"""

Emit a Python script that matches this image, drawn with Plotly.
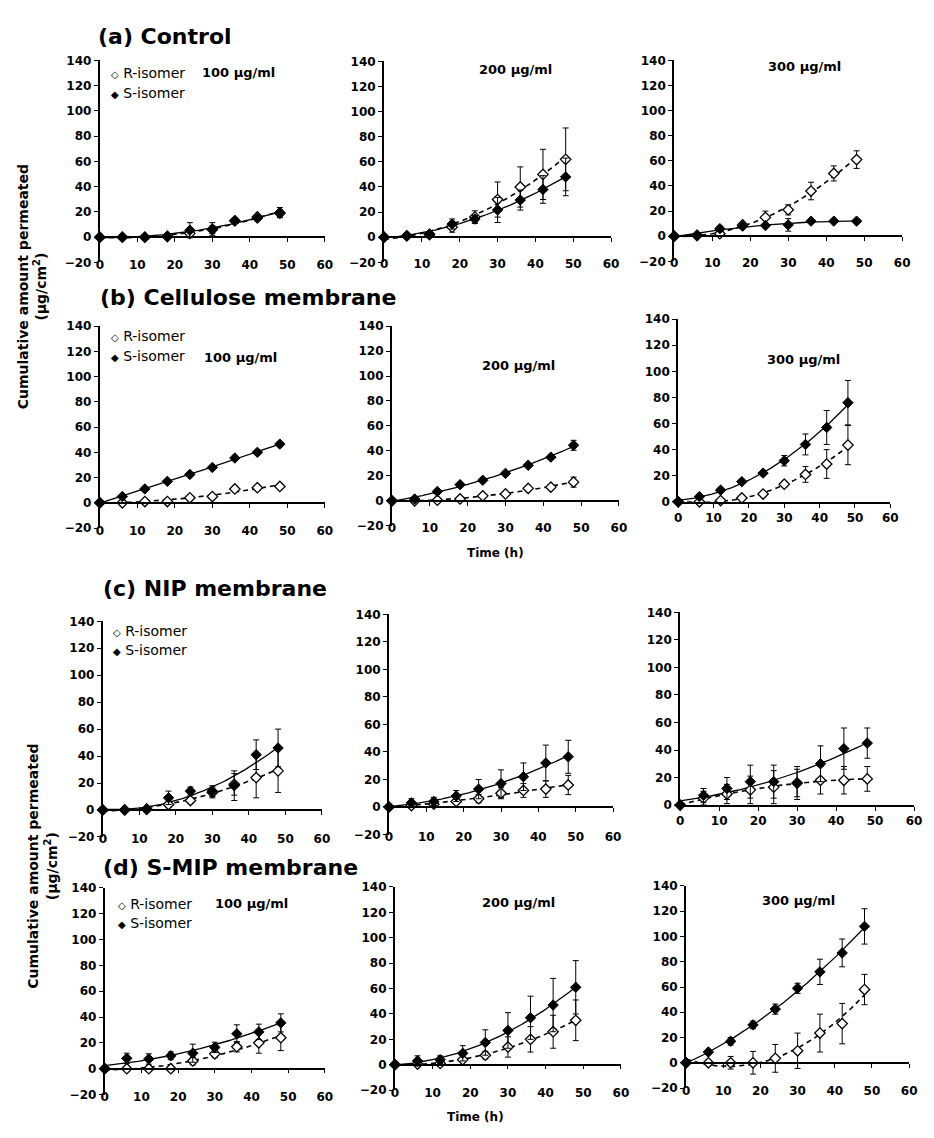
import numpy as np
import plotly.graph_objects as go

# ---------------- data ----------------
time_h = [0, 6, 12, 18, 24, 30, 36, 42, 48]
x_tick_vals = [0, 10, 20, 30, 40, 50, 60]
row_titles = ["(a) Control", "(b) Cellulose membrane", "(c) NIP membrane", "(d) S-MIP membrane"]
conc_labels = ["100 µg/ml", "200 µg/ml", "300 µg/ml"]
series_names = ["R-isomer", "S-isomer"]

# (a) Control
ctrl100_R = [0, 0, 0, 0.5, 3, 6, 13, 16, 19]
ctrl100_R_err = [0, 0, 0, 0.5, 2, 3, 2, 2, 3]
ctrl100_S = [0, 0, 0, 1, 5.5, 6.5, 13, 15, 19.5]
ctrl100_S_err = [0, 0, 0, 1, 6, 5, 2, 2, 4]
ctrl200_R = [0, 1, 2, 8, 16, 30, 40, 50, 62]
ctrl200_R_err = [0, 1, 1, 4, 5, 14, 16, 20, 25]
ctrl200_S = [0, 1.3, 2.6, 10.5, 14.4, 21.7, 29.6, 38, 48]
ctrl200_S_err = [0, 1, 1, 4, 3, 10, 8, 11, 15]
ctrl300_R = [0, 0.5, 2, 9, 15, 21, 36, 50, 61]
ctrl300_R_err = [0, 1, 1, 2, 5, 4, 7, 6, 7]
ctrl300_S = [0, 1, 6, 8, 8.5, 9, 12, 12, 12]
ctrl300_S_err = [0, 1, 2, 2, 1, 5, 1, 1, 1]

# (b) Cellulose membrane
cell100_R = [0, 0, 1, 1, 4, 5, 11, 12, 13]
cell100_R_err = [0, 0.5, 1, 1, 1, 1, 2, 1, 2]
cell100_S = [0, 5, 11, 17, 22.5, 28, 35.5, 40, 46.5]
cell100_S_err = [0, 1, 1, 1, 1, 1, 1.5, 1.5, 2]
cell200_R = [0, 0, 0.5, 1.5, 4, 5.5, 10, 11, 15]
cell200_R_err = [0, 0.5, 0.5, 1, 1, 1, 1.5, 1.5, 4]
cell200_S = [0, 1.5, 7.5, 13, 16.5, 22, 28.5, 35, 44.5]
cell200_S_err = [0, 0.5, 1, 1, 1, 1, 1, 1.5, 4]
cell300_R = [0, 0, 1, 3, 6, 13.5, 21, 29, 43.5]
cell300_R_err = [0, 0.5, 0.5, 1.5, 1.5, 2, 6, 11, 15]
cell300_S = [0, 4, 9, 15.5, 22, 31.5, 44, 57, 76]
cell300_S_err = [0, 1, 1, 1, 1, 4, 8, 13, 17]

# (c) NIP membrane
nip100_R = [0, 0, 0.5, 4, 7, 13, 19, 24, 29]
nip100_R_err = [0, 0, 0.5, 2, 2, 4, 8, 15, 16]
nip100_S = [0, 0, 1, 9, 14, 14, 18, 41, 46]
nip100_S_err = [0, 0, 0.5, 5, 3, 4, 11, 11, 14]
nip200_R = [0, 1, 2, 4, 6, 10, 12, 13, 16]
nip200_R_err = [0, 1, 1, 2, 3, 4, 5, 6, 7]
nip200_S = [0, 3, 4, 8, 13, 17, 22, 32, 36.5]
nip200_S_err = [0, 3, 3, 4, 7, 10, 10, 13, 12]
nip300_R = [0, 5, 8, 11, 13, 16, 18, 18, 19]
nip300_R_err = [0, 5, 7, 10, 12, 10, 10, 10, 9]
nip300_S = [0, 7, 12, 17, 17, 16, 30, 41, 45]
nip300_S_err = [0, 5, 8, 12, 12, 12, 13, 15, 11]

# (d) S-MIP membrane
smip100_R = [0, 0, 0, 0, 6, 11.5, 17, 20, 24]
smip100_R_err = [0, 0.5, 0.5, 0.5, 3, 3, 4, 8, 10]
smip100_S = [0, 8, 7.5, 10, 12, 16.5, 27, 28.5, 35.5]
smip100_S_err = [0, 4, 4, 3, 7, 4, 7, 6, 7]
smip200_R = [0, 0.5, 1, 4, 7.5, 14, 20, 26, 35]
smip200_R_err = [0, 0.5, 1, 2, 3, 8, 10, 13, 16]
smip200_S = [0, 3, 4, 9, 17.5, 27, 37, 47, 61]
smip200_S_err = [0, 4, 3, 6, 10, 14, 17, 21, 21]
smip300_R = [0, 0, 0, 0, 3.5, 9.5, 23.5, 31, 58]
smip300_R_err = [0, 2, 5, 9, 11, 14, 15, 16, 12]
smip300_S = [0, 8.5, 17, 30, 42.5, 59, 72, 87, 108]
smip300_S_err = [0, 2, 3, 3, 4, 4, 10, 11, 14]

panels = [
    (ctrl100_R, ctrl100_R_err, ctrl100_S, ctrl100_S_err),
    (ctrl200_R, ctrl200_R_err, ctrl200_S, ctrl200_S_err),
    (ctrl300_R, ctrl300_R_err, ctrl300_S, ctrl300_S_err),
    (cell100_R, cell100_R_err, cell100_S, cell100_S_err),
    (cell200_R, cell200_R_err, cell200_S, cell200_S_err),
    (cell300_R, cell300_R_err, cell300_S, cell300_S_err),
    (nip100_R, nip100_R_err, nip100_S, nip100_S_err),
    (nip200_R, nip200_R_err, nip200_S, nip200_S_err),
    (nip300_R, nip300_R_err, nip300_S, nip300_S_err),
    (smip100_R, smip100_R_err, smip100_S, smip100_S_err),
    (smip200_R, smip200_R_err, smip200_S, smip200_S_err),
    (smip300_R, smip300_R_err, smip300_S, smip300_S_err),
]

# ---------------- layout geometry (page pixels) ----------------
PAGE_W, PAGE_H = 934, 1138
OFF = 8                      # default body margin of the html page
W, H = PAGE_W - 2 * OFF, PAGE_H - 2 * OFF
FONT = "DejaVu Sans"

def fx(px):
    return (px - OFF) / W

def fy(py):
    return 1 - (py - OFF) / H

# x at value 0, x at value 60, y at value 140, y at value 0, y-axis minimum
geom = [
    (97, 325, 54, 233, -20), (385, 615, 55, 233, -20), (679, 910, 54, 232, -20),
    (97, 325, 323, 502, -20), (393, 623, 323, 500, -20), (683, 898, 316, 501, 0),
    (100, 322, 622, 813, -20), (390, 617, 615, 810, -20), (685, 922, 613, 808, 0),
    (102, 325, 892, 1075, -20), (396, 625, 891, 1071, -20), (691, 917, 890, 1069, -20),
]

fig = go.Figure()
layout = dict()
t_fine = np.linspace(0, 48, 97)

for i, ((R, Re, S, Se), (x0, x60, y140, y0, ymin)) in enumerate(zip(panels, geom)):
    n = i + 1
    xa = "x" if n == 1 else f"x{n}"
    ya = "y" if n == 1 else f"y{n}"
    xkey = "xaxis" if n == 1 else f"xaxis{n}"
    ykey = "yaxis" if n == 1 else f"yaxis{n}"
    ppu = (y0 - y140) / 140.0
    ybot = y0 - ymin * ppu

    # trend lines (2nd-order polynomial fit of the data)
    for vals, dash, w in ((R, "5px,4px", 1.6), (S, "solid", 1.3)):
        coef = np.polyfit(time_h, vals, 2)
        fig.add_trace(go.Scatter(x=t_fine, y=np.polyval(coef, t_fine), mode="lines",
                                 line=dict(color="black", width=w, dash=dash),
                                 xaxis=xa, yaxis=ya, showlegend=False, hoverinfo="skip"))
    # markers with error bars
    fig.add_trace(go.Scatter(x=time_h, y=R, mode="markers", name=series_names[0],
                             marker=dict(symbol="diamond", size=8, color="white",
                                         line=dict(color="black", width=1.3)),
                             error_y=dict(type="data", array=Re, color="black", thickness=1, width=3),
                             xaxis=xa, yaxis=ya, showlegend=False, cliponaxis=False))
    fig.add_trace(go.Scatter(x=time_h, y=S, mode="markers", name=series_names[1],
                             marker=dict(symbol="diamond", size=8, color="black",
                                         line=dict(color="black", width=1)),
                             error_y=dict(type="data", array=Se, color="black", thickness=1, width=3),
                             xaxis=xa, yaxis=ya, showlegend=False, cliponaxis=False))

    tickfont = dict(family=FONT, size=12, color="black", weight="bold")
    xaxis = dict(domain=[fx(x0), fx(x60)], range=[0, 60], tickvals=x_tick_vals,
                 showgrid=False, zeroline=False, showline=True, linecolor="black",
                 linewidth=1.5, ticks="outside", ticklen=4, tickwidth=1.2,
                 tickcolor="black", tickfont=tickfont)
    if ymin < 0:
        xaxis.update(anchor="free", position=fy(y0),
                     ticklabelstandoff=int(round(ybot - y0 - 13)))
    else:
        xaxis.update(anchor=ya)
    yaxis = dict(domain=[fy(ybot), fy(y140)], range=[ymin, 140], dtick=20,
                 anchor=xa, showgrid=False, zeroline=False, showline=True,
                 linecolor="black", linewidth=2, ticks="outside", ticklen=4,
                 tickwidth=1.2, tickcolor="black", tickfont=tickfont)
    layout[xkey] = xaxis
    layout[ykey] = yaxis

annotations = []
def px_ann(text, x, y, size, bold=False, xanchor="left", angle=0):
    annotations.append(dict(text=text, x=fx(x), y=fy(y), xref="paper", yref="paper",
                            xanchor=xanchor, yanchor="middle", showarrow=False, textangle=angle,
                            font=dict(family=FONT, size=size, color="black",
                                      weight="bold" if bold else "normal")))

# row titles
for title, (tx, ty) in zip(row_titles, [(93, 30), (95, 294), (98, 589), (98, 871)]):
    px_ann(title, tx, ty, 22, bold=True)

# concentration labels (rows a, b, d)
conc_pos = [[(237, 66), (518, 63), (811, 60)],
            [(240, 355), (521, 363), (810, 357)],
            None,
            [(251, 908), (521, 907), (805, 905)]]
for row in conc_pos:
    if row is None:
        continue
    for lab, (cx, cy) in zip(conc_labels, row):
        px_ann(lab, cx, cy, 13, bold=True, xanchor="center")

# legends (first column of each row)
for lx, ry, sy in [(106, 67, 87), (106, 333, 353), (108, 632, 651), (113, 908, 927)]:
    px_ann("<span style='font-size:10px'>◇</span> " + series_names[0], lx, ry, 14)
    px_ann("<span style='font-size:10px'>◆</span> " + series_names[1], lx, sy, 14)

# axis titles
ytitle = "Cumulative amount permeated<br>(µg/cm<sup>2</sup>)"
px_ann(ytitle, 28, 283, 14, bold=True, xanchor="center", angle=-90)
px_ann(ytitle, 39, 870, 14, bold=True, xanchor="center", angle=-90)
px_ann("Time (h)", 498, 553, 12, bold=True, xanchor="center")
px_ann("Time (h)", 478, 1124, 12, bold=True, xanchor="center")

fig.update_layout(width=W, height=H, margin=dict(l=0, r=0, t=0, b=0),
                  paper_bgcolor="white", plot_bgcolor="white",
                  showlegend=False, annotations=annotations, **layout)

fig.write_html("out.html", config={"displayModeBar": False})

"""

- Task objective -
Your task is to restate word for word the lines from the top of the data to the line containing "import plotly.graph_objects as go", both ends included, with every picture left out.

- Response for this exercise -
Emit a Python script that matches this image, drawn with Plotly.
import numpy as np
import plotly.graph_objects as go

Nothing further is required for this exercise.